Cosa può dirci davvero, quindi, la vittoria fragile conseguita dall’Europa -intesa come Unione – in Olanda? Per scoprirlo, tocca ignorare i dati elettorali e guardare oltre. Per l’esattezza, nelle pieghe dell’affaire turco scatenatosi negli ultimi quattro giorni. Ieri, commentando i risultati elettorali, il ministro degli Esteri di Ankara, Mevlut Cavusoglu, ha evocato qualcosa di decisamente sinistro: «Quando si guarda ai partiti (olandesi, ndr) si vede che non c’è differenza tra i socialdemocratici e il fascista Wilders. Hanno tutti la stessa mentalità fascista – ha spiegato il ministro parlando nella provincia di Antalya – Dove andrete? Avete dato inizio al collasso dell’Europa. State trascinando l’Europa nel baratro. Presto inizieranno guerre di religione in Europa». Di più, l’altro giorno un giornale turco ha persino scritto: «Sapete quanti uomini conta l’esercito dei Paesi Bassi? Solo 48mila uomini. E quanti immigrati turchi ha l’Olanda? Ben 400mila». Inquietante. 

Ma c’è dell’altro, che i tg e i giornali non vi diranno. La stampa tedesca, infatti, in queste ore sta rilanciando con molta enfasi i contenuti del libro “Guidata dagli eventi: la politica sui rifugiati della Merkel” pubblicato dal giornalista di Die Welt, Robin Alexander. E cosa ci dice? Che il premier ungherese, Viktor Orban, quando denunciò che la Merkel stava dando vita a un accordo segreto con Ankara per accogliere migliaia di migranti all’anno provenienti dalla Turchia, aveva ragione. Stando alla ricostruzione, il 6 marzo 2016, la Merkel aveva concordato con Erdogan di prendere ogni anno 150-250 mila rifugiati dalla Turchia e lo aveva fatto senza la minima consultazione degli altri Stati europei. Guarda caso, il solo al corrente dell’accordo era proprio il premier olandese Mark Rutte, presente ai colloqui perché presidente di turno dell’Ue. L’accordo fu poi approvato nel panico dai 28 partner, perché fu presentato come l’unico modo di arrestare il flusso che avrebbe fatto esplodere la rotta balcanica: insomma, pagare in fretta i 3 miliardi annui richiesti da Erdogan, altrimenti ci avrebbe inondato di profughi. 
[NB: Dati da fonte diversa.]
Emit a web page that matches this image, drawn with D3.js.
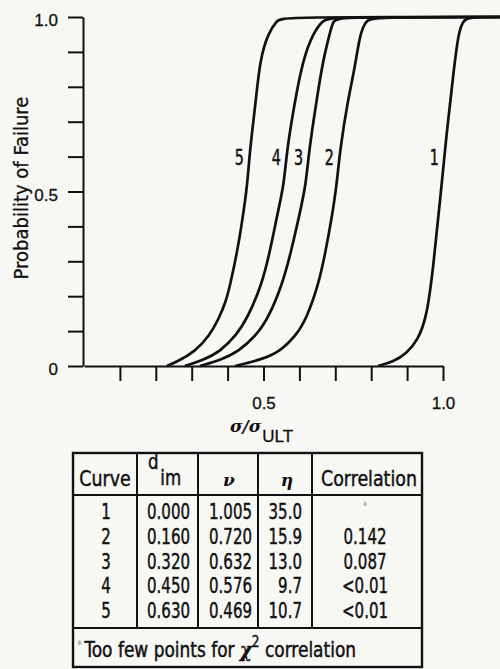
<!DOCTYPE html>
<html>
<head>
<meta charset="utf-8">
<script src="https://d3js.org/d3.v7.min.js"></script>
<style>
  body { margin: 0; background: #f7f7f4; }
  svg { display: block; }
  .axis path, .axis line { stroke: #111; stroke-width: 2; fill: none; }
  .axis text { font-family: "Liberation Sans", Arial, sans-serif; font-size: 17px; fill: #111; stroke: #111; stroke-width: 0.3; }
  .narrow { font-family: "DejaVu Sans Condensed", sans-serif; fill: #111; stroke: #111; stroke-width: 0.45; }
  .grid line, .grid rect { stroke: #111; fill: none; }
</style>
</head>
<body>
<svg id="chart" width="500" height="669"></svg>
<script>
// curves: x = sigma/sigma_ULT, p = probability of failure
var curveNames = ["1", "2", "3", "4", "5"];
var curve1X = [0.819, 0.862, 0.899, 0.930, 0.955, 0.973, 0.992, 1.010, 1.031, 1.043, 1.056, 1.070, 1.159];
var curve1P = [0, 0.012, 0.037, 0.074, 0.141, 0.284, 0.476, 0.668, 0.857, 0.954, 0.989, 1, 1];
var curve2X = [0.421, 0.490, 0.546, 0.592, 0.620, 0.653, 0.673, 0.690, 0.704, 0.713, 0.735, 0.755, 0.769, 0.786, 0.802, 1.159];
var curve2P = [0, 0.017, 0.041, 0.089, 0.137, 0.232, 0.328, 0.424, 0.519, 0.619, 0.762, 0.857, 0.954, 0.989, 1, 1];
var curve3X = [0.323, 0.379, 0.430, 0.481, 0.513, 0.552, 0.577, 0.602, 0.618, 0.627, 0.648, 0.666, 0.685, 0.694, 0.713, 1.159];
var curve3P = [0, 0.017, 0.041, 0.089, 0.137, 0.232, 0.328, 0.442, 0.519, 0.619, 0.762, 0.877, 0.954, 0.991, 1, 1];
var curve4X = [0.281, 0.331, 0.379, 0.425, 0.455, 0.495, 0.518, 0.540, 0.557, 0.565, 0.588, 0.610, 0.638, 0.666, 0.685, 1.159];
var curve4P = [0, 0.017, 0.041, 0.089, 0.137, 0.232, 0.328, 0.442, 0.519, 0.619, 0.762, 0.877, 0.954, 0.991, 1, 1];
var curve5X = [0.231, 0.259, 0.309, 0.351, 0.376, 0.395, 0.407, 0.427, 0.442, 0.455, 0.462, 0.479, 0.490, 0.513, 0.538, 0.552, 1.159];
var curve5P = [0, 0.012, 0.041, 0.089, 0.137, 0.184, 0.232, 0.328, 0.424, 0.519, 0.619, 0.762, 0.877, 0.954, 0.991, 1, 1];

var xTicks = [0.1, 0.2, 0.3, 0.4, 0.5, 0.6, 0.7, 0.8, 0.9, 1.0];
var xLabelVals = [0.5, 1.0];
var xLabelText = ["0.5", "1.0"];
var yTicks = [0, 0.1, 0.2, 0.3, 0.4, 0.5, 0.6, 0.7, 0.8, 0.9, 1.0];
var yLabelVals = [0, 0.5, 1.0];
var yLabelText = ["0", "0.5", "1.0"];

// table under the plot
var tableHead = ["Curve", "d", "\u03BD", "\u03B7", "Correlation"];
var tableCurve = ["1", "2", "3", "4", "5"];
var tableDim = ["0.000", "0.160", "0.320", "0.450", "0.630"];
var tableNu = ["1.005", "0.720", "0.632", "0.576", "0.469"];
var tableEta = ["35.0", "15.9", "13.0", "9.7", "10.7"];
var tableCorr = ["*", "0.142", "0.087", "<0.01", "<0.01"];

var svg = d3.select("#chart");
var x = d3.scaleLinear().domain([0, 1]).range([84, 443]);
var y = d3.scaleLinear().domain([0, 1]).range([366, 17]);

function pick(vals, text) {
    return function (d) {
        var i = vals.findIndex(function (v) { return Math.abs(v - d) < 1e-9; });
        return i < 0 ? "" : text[i];
    };
}

// condensed look: squeeze text horizontally around its anchor
function squeeze(sel, px, py, sx) {
    return sel.attr("transform", "translate(" + px + "," + py + ") scale(" + sx + ",1)");
}

svg.append("g").attr("class", "axis")
    .attr("transform", "translate(83,0)")
    .call(d3.axisLeft(y).tickValues(yTicks).tickSize(15).tickSizeOuter(0).tickPadding(10)
        .tickFormat(pick(yLabelVals, yLabelText)))
    .selectAll("text").attr("dy", "0.5em");

svg.append("g").attr("class", "axis")
    .attr("transform", "translate(0,366)")
    .call(d3.axisBottom(x).tickValues(xTicks).tickSize(15).tickSizeOuter(0).tickPadding(16)
        .tickFormat(pick(xLabelVals, xLabelText)));
svg.selectAll(".axis .domain").attr("stroke-width", 2.2);

// axis titles
svg.append("text")
    .attr("transform", "translate(28,188) rotate(-90)")
    .attr("text-anchor", "middle")
    .style("font-family", "'DejaVu Sans Condensed', sans-serif")
    .style("font-size", "20px").style("fill", "#111")
    .style("stroke", "#111").style("stroke-width", 0.3)
    .text("Probability of Failure");

var xt = svg.append("text").attr("x", 230).attr("y", 432)
    .style("font-family", "'DejaVu Serif', serif").style("font-size", "17px")
    .style("font-style", "italic").style("font-weight", "bold").style("fill", "#111");
xt.append("tspan").text("\u03C3/\u03C3");
xt.append("tspan").attr("dy", 10).attr("dx", 1)
    .style("font-family", "'Liberation Sans', sans-serif").style("font-style", "normal")
    .style("font-weight", "normal").style("font-size", "17px")
    .style("stroke", "#111").style("stroke-width", 0.3).text("ULT");

// curves
var curves = [
    {name: curveNames[0], xs: curve1X, ps: curve1P},
    {name: curveNames[1], xs: curve2X, ps: curve2P},
    {name: curveNames[2], xs: curve3X, ps: curve3P},
    {name: curveNames[3], xs: curve4X, ps: curve4P},
    {name: curveNames[4], xs: curve5X, ps: curve5P}
];
var line = d3.line()
    .x(function (d) { return x(d[0]); })
    .y(function (d) { return y(d[1]); })
    .curve(d3.curveBasis);

svg.selectAll(".curve")
    .data(curves)
    .enter()
    .append("path")
    .attr("class", "curve")
    .attr("d", function (c) { return line(d3.zip(c.xs, c.ps)); })
    .attr("fill", "none")
    .attr("stroke", "#111")
    .attr("stroke-width", 2.7)
    .attr("stroke-linejoin", "round");

// numbers sit just left of each curve around p = 0.6
function crossAt(c, p) {
    for (var i = 1; i < c.ps.length; i++) {
        if (c.ps[i] >= p) {
            var t = (p - c.ps[i - 1]) / (c.ps[i] - c.ps[i - 1]);
            return c.xs[i - 1] + t * (c.xs[i] - c.xs[i - 1]);
        }
    }
    return c.xs[c.xs.length - 1];
}
svg.selectAll(".clabel")
    .data(curves)
    .enter()
    .append("text")
    .attr("class", "clabel narrow")
    .each(function (c) { squeeze(d3.select(this), x(crossAt(c, 0.6)) - 10, 165, 0.76); })
    .attr("text-anchor", "middle")
    .style("font-size", "21px")
    .text(function (c) { return c.name; });

// table
var colEdges = [73, 137, 198, 258, 312, 422];
var tTop = 453, tHead = 495, tFoot = 628, tBottom = 667;
var grid = svg.append("g").attr("class", "grid");
grid.append("rect")
    .attr("x", colEdges[0]).attr("y", tTop)
    .attr("width", colEdges[5] - colEdges[0]).attr("height", tBottom - tTop)
    .attr("stroke-width", 2.4);
grid.selectAll(".hl").data([tHead, tFoot]).enter().append("line")
    .attr("x1", colEdges[0]).attr("x2", colEdges[5])
    .attr("y1", function (d) { return d; }).attr("y2", function (d) { return d; })
    .attr("stroke-width", 2.2);
grid.selectAll(".vl").data(colEdges.slice(1, 5)).enter().append("line")
    .attr("x1", function (d) { return d; }).attr("x2", function (d) { return d; })
    .attr("y1", tTop).attr("y2", tFoot)
    .attr("stroke-width", 2);

var tfont = "22px";
var wordScale = 0.88, numScale = 0.76;
squeeze(svg.append("text").attr("class", "narrow"), 105, 486, wordScale)
    .attr("text-anchor", "middle").style("font-size", tfont).text(tableHead[0]);
var dh = squeeze(svg.append("text").attr("class", "narrow"), 148, 469, wordScale)
    .style("font-size", "21px");
dh.append("tspan").text(tableHead[1]);
dh.append("tspan").attr("dx", 2).attr("dy", 16).text("im");
svg.selectAll(".greek").data([tableHead[2], tableHead[3]]).enter().append("text")
    .attr("x", function (d, i) { return i === 0 ? 229 : 287; })
    .attr("y", 486)
    .attr("text-anchor", "middle")
    .style("font-family", "'DejaVu Serif', serif").style("font-weight", "bold")
    .style("font-style", "italic").style("font-size", "17px").style("fill", "#111")
    .text(function (d) { return d; });
squeeze(svg.append("text").attr("class", "narrow"), 369, 486, wordScale)
    .attr("text-anchor", "middle").style("font-size", tfont).text(tableHead[4]);

var rowY = d3.scalePoint().domain(tableCurve).range([519, 618]);
var cols = [
    {vals: tableCurve, x: 106, anchor: "middle"},
    {vals: tableDim, x: 190, anchor: "end"},
    {vals: tableNu, x: 252, anchor: "end"},
    {vals: tableEta, x: 302, anchor: "end"},
    {vals: tableCorr, x: 365, anchor: "middle"}
];
cols.forEach(function (col) {
    svg.selectAll(null).data(col.vals).enter().append("text")
        .attr("class", "narrow")
        .each(function (d, i) {
            squeeze(d3.select(this), col.x, rowY(tableCurve[i]) - (d === "*" ? 9 : 0), numScale);
        })
        .attr("text-anchor", col.anchor)
        .style("font-size", function (d) { return d === "*" ? "12px" : tfont; })
        .style("fill", function (d) { return d === "*" ? "#999" : "#111"; })
        .style("stroke", function (d) { return d === "*" ? "none" : "#111"; })
        .text(function (d) { return d; });
});

var fn = squeeze(svg.append("text").attr("class", "narrow"), 77, 657, 0.9)
    .style("font-size", "21px");
fn.append("tspan").attr("dy", -8).style("font-size", "12px").style("fill", "#999")
    .style("stroke", "none").text("*");
fn.append("tspan").attr("dy", 8).attr("dx", 3).text("Too few points for ");
fn.append("tspan").style("font-family", "'DejaVu Serif', serif").style("font-weight", "bold")
    .style("font-style", "italic").style("font-size", "20px").text("\u03C7");
fn.append("tspan").attr("dy", -10).style("font-size", "15px").text("2");
fn.append("tspan").attr("dy", 10).text(" correlation");
</script>
</body>
</html>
E proprio Die Welt ci racconta che fu tutto un trucco. In calce all’accordo, c’era infatti la clausola segreta denunciata da Orban: «Accogliere volontariamente un certo numero di profughi, per ragioni umanitarie». Merkel e Rutte la presentarono agli europei nel Consiglio Ue come una «proposta a sorpresa» avanzata dal ministro degli Esteri turco, lo stesso Davutoglu cui è stato negato il permesso di tenere un comizio in Olanda e che ieri ha evocato le guerre di religione in Europa. E come mai accadde? Perché la Merkel disse sì? Davvero alla radice di tutto ci fu l’emozione per il ritrovamento su una spiaggia del cadavere del piccolo Aylan, annegato mentre cercava la via dell’Europa con la sua famiglia? No e ce lo conferma il Rheinische Post: in realtà, la Merkel aveva in mano un rapporto degli esperti demografi tedeschi che le consigliavano di accogliere 300mila immigrati l’anno per 40 anni, per compensare il calo della natalità tedesco e mantenere l’egemonia economica della Germania. Così, semplicemente, un progetto di ingegneria sociale elaborato a tavolino, quasi un’eugenetica della produttività. 

Guarda caso, in questi giorni di tensione per il pericolo Wilders, tornano alla ribalta gli stessi tre protagonisti di quel patto. E, guarda caso, in Francia sale la tensione, con un pacco bomba alla sede del Fmi a Parigi e una sparatoria stile statunitense in un liceo di Grasse, dove uno studente avrebbe aperto il fuoco contro i compagni, ferendone quattro. Il governo Hollande, dal canto suo, aveva subito lanciato l’allerta terrorismo: il tutto, a 24 ore dalla voce che avrebbe visto l’esecutivo transalpino pronto a sospendere lo stato di emergenza in vigore dalle stragi di Parigi. Forse, a qualcuno quella decisione non andava bene. Conta solo il voto francese, l’Olanda è stata semplicemente un camera di compensazione.